Le scénario de Jeune Juliette, film québécois réalisé par Anne Emond et sorti le 11 décembre 2019, pourrait sembler assez simple, voire simpliste : une adolescente de quatorze ans, Juliette, ronde et pas très bien dans sa peau, mène une vie banale dans la campagne québécoise aux côtés de son père et de son grand frère. Elle se rend tous les jours au lycée où elle a pour seule amie Léanne avec laquelle elle forme un duo de weirdos, animant la radio du lycée – leur programmation n’est pas au goût de tout le monde -, séchant les cours pour aller bronzer au bord de l’eau ou dissertant sur les autres lycéens, l’amour, la vie. Car pour Léanne comme pour Juliette, leurs camarades de classe sont peu dignes d’intérêt et n’ont pour seul talent que de leur lancer quelques piques moqueuses au détour d’un couloir. Juliette est la première à en faire les frais : ronde, tête de classe encensée par son professeur de français, elle est la cible parfaite de ces adolescents goguenards et pas vraiment futés.

Cependant, au milieu de sa fade existence, deux objectifs animent Juliette : séduire Liam, le meilleur ami de son grand frère, un ersatz de Kurt Cobain, et s’enfuir de son village pour aller vivre la grande vie avec sa mère à New York. L’été arrive et avec lui les plus grands espoirs comme les plus cruelles désillusions : Liam traîne souvent à la maison pour voir Pierre-Luc, le grand frère de Juliette, mais celui-ci va bientôt quitter la maison familiale pour emménager avec sa « blonde » ; le père de Juliette retrouve l’amour auprès d’une professeure de yoga quand Juliette ne supporte plus que le bonheur dégouline autour d’elle. Pour couronner le tout, Léanne révèle son amour à sa meilleure amie, auquel celle-ci est loin d’être réceptive.

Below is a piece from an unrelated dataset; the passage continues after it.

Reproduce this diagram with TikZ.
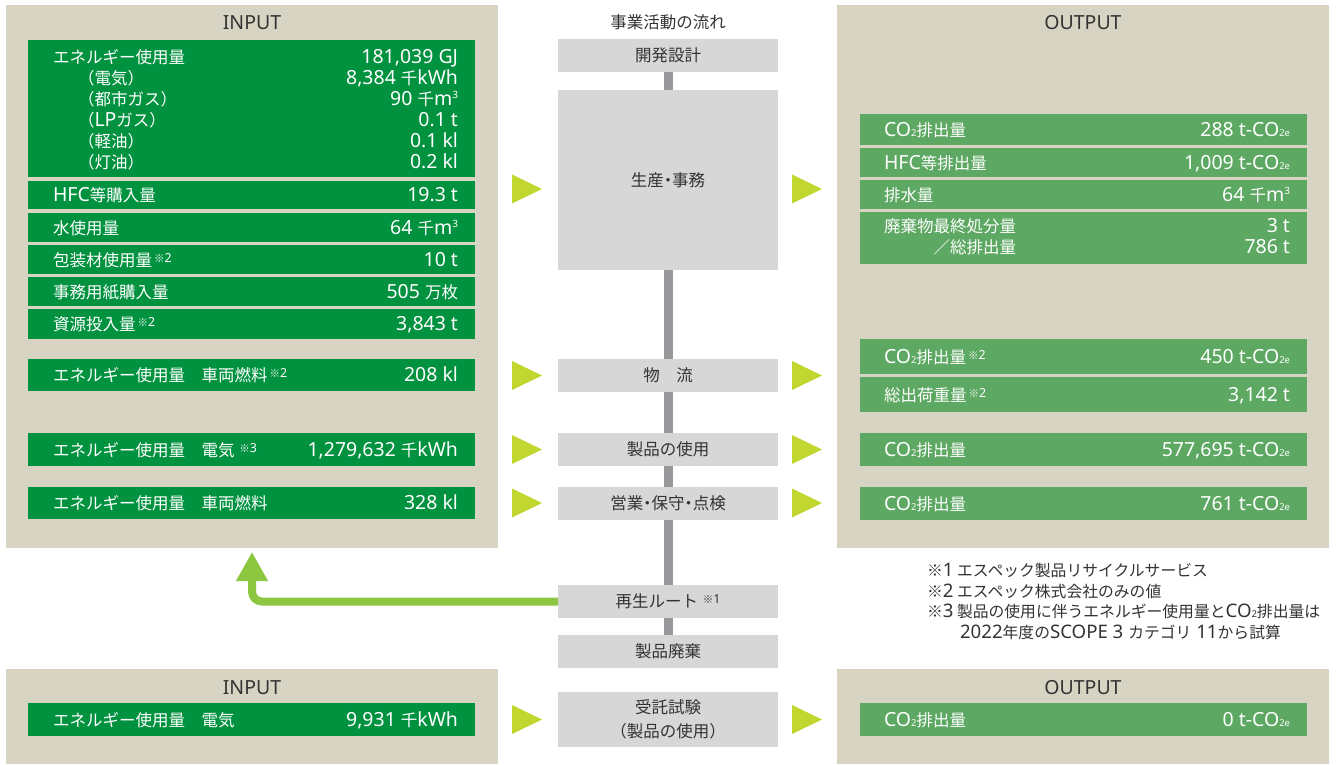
\documentclass[tikz,border=0pt]{standalone}
\usepackage{fontspec}
\setmainfont{Noto Sans CJK JP}
\newfontfamily\latn{Noto Sans}[Scale=1.18]
\usetikzlibrary{arrows.meta}
\definecolor{panel}{HTML}{D8D4C4}
\definecolor{ingreen}{HTML}{00923F}
\definecolor{outgreen}{HTML}{5DA862}
\definecolor{midgray}{HTML}{D7D7D7}
\definecolor{linegray}{HTML}{98989A}
\definecolor{trigreen}{HTML}{C1D72F}
\definecolor{retgreen}{HTML}{8DC641}
\definecolor{ink}{HTML}{333333}
\newcommand\subs[1]{{\fontsize{8}{9}\selectfont\latn #1}}
\newcommand\sups[1]{\raisebox{7pt}{\fontsize{8.5}{9}\selectfont\latn #1}}
\newcommand\nmark[1]{\kern2pt\raisebox{4pt}{\fontsize{10.5}{11}\selectfont ※{\latn #1}}}
\newcommand\mdot{{\kern-.25em・\kern-.25em}}
\newcommand\inrow[5]{%
  \node[inrowbox, minimum height={#3-#2}] (#1) at (251.5,{(#2+#3)/2}) {};
  \node[lab] (#1l) at (53,{(#2+#3)/2+6.5}) {#4};
  \node[val] (#1v) at (458,{(#2+#3)/2+6.5}) {#5};}
\newcommand\outrow[5]{%
  \node[outrowbox, minimum height={#3-#2}] (#1) at (1083.5,{(#2+#3)/2}) {};
  \node[lab] (#1l) at (884,{(#2+#3)/2+6.5}) {#4};
  \node[val] (#1v) at (1290,{(#2+#3)/2+6.5}) {#5};}
\newcommand\arrowtri[2]{\fill[trigreen] (#1,{#2-14.5}) -- ({#1+30},#2) -- (#1,{#2+14.5}) -- cycle;}
\begin{document}
\begin{tikzpicture}[x=1pt,y=-1pt,
  every node/.style={inner sep=0pt, outer sep=0pt},
  font=\fontsize{16.5}{20}\selectfont,
  panelbox/.style={fill=panel, minimum width=492pt},
  inrowbox/.style={fill=ingreen, minimum width=447pt},
  outrowbox/.style={fill=outgreen, minimum width=447pt},
  midbox/.style={fill=midgray, minimum width=220pt, text=ink, align=center},
  lab/.style={anchor=base west, text=white},
  val/.style={anchor=base east, text=white},
  ttl/.style={text=ink},
  fn/.style={anchor=base west, text=ink, font=\fontsize{15.8}{19}\selectfont},
  conn/.style={draw=linegray, line width=9pt},
  retarrow/.style={draw=retgreen, line width=8pt, rounded corners=10pt, -{Triangle[width=30pt,length=29pt]}, shorten >=4pt}]
\useasboundingbox (0,0) rectangle (1344,764);
\fill[white] (0,0) rectangle (1344,764);
% panels
\node[panelbox, minimum height=543pt] (inpanel) at (252,276.5) {};
\node[panelbox, minimum height=543pt] (outpanel) at (1082.5,276.5) {};
\node[panelbox, minimum height=95pt] (inpanel2) at (252,716.5) {};
\node[panelbox, minimum height=95pt] (outpanel2) at (1082.5,716.5) {};
% titles
\node[ttl] (intitle) at (252,22.5) {\latn INPUT};
\node[ttl] (outtitle) at (1083,22.5) {\latn OUTPUT};
\node[ttl] (flowtitle) at (668,22) {事業活動の流れ};
\node[ttl] (intitle2) at (252,687.5) {\latn INPUT};
\node[ttl] (outtitle2) at (1083,687.5) {\latn OUTPUT};
% input energy block
\node[inrowbox, minimum height=137pt] (r1) at (251.5,108.5) {};
\node[lab] (r1a) at (53,63.5) {エネルギー使用量};
\node[val] (r1av) at (458,63.5) {\latn 181,039 GJ};
\node[lab] (r1b) at (78,84.5) {（電気）};
\node[val] (r1bv) at (458,84.5) {{\latn 8,384 }千{\latn kWh}};
\node[lab] (r1c) at (78,105.5) {（都市ガス）};
\node[val] (r1cv) at (458,105.5) {{\latn 90 }千{\latn m}\sups{3}};
\node[lab] (r1d) at (78,126.5) {（{\latn LP}ガス）};
\node[val] (r1dv) at (458,126.5) {\latn 0.1 t};
\node[lab] (r1e) at (78,147.5) {（軽油）};
\node[val] (r1ev) at (458,147.5) {\latn 0.1 kl};
\node[lab] (r1f) at (78,168.5) {（灯油）};
\node[val] (r1fv) at (458,168.5) {\latn 0.2 kl};
\inrow{r2}{181}{209}{{\latn HFC}等購入量}{\latn 19.3 t}
\inrow{r3}{213}{242}{水使用量}{{\latn 64 }千{\latn m}\sups{3}}
\inrow{r4}{245}{274}{包装材使用量\nmark{2}}{\latn 10 t}
\inrow{r5}{277}{306}{事務用紙購入量}{{\latn 505 }万枚}
\inrow{r6}{309}{339}{資源投入量\nmark{2}}{\latn 3,843 t}
\inrow{r7}{359}{391}{エネルギー使用量　車両燃料\nmark{2}}{\latn 208 kl}
\inrow{r8}{433}{466}{エネルギー使用量　電気\,\nmark{3}}{{\latn 1,279,632 }千{\latn kWh}}
\inrow{r9}{487}{519}{エネルギー使用量　車両燃料}{\latn 328 kl}
\inrow{rb}{703}{736}{エネルギー使用量　電気}{{\latn 9,931 }千{\latn kWh}}
% output rows
\outrow{o1}{114}{145}{{\latn CO}\subs{2}排出量}{{\latn 288 t-CO}\subs{2e}}
\outrow{o2}{148}{177}{{\latn HFC}等排出量}{{\latn 1,009 t-CO}\subs{2e}}
\outrow{o3}{180}{209}{排水量}{{\latn 64 }千{\latn m}\sups{3}}
\node[outrowbox, minimum height=52pt] (o4) at (1083.5,238) {};
\node[lab] (o4a) at (884,232.5) {廃棄物最終処分量};
\node[val] (o4av) at (1290,232.5) {\latn 3 t};
\node[lab] (o4b) at (933.5,253.5) {／総排出量};
\node[val] (o4bv) at (1290,253.5) {\latn 786 t};
\outrow{o5}{339}{374}{{\latn CO}\subs{2}排出量\nmark{2}}{{\latn 450 t-CO}\subs{2e}}
\outrow{o6}{377}{412}{総出荷重量\nmark{2}}{\latn 3,142 t}
\outrow{o7}{433}{466}{{\latn CO}\subs{2}排出量}{{\latn 577,695 t-CO}\subs{2e}}
\outrow{o8}{487}{520}{{\latn CO}\subs{2}排出量}{{\latn 761 t-CO}\subs{2e}}
\outrow{ob}{703}{736}{{\latn CO}\subs{2}排出量}{{\latn 0 t-CO}\subs{2e}}
% middle flow
\node[midbox, minimum height=33pt] (dev) at (668,55.5) {開発設計};
\node[midbox, minimum height=180pt] (prod) at (668,180) {生産\mdot 事務};
\node[midbox, minimum height=33pt] (logi) at (668,375.5) {物　流};
\node[midbox, minimum height=33pt] (use) at (668,449.5) {製品の使用};
\node[midbox, minimum height=33pt] (sales) at (668,503.5) {営業\mdot 保守\mdot 点検};
\node[midbox, minimum height=33pt] (regen) at (668,601.5) {再生ルート\,\nmark{1}};
\node[midbox, minimum height=33pt] (disp) at (668,651.5) {製品廃棄};
\node[midbox, minimum height=55pt, font=\fontsize{16.5}{24.5}\selectfont] (test) at (668,719.5) {受託試験\\（製品の使用）};
\draw[conn] (dev) -- (prod);
\draw[conn] (prod) -- (logi);
\draw[conn] (logi) -- (use);
\draw[conn] (use) -- (sales);
\draw[conn] (sales) -- (regen);
\draw[conn] (regen) -- (disp);
% flow triangles
\arrowtri{512}{189}
\arrowtri{792}{189}
\arrowtri{512}{375.5}
\arrowtri{792}{375.5}
\arrowtri{512}{449.5}
\arrowtri{792}{449.5}
\arrowtri{512}{503}
\arrowtri{792}{503}
\arrowtri{512}{719.5}
\arrowtri{792}{719.5}
% return route
\draw[retarrow] (regen.west) -| (inpanel.south);
% footnotes
\node[fn] (f1) at (927,576) {※{\latn 1} エスペック製品リサイクルサービス};
\node[fn] (f2) at (927,597) {※{\latn 2} エスペック株式会社のみの値};
\node[fn] (f3) at (927,617) {※{\latn 3} 製品の使用に伴うエネルギー使用量と{\latn CO}\subs{2}排出量は};
\node[fn] (f4) at (960,638) {{\latn 2022}年度の{\latn SCOPE 3 }カテゴリ{\latn\ 11}から試算};
\end{tikzpicture}
\end{document}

En reprenant les codes du teen movie américain que l’on connaît tous, Jeune Juliette les tord, s’en joue, sans jamais les ridiculiser, pour nous proposer sa vision et sa réflexion sur ce que peut être l’adolescence d’une jeune fille en crise existentielle qui se pense en décalage avec son environnement. L’incursion dans ce lycée et cette ville québécois est tout à fait plaisante : les couleurs chaudes et édulcorées sont agréables à regarder et bien travaillées, dans chaque dialogue fusent des répliques bien senties, on se prend souvent à rire des situations sans jamais se moquer des personnages et l’aspect clipesque du film – les split screens, la bande-son pop et impeccable – lui donne un dynamisme et un charme certains. Au-delà de l’aspect formel, chaque sujet est abordé avec une légèreté et une intelligence qui rendent compte de son importance sans toutefois aggraver le propos. D’abord, le rapport au corps de Juliette, que l’on voit parfois se toucher le ventre après avoir reçu des moqueries, alerte sur la gravité des mots que peuvent employer certains adolescents envers leurs camarades. L’homosexualité – féminine, pour une fois – d’un des personnages principaux est abordé de façon pudique, sans dramatiser ou juger : certes, Juliette repousse d’abord Léanne, mais c’est plus par crainte d’être aimée par son amie que par hostilité envers son orientation sexuelle, et l’acceptation finale donne lieu à une scène à la fois émouvante et drôle, une revanche des deux filles sur la vie et sur leurs détracteurs. 

Quant aux sentiments de Juliette envers Liam, leur évolution est juste et permet d’interroger les amours adolescentes : si Juliette aime Liam, est-ce pour sa personnalité, sa gentillesse, son attention envers elle ? Ou parce qu’il est beau, plus âgé et assuré, gentiment rebelle et chanteur dans un groupe de rock ? Deux scènes-clefs, qui mettent elles-mêmes en lumière l’importance du consentement et du respect, permettront à Juliette de tirer des conclusions nécessaires. Enfin, moins visiblement, le film aborde la question de l’autisme, de son traitement par la société et, plus subrepticement, du parent surprotecteur voulant à tout prix que son enfant soit spécial – contrairement aux parents de Juliette, dont le père semble dépassé et dont la mère a, selon sa fille, quitté le navire par égoïsme ?

Jeune Juliette n’invente rien mais sublime tout : de par sa photographie, la pertinence avec laquelle il traite son sujet et la fraîcheur de ses personnages, le film offre un retour en adolescence salutaire qui ne manquera pas de nous rappeler les doutes, les interrogations et les émotions qui nous traversaient au même âge. La torpeur estivale est reproduite à l’écran avec fidélité et nous permet d’entrevoir un peu de soleil dans le froid de l’hiver. Juliette et ceux qui l’entourent peuvent être rassurés : ils ne sont ni banals ni flamboyants, ils sont avant tout humains, touchants et justes, et plus aimés que ce qu’ils ne pensent.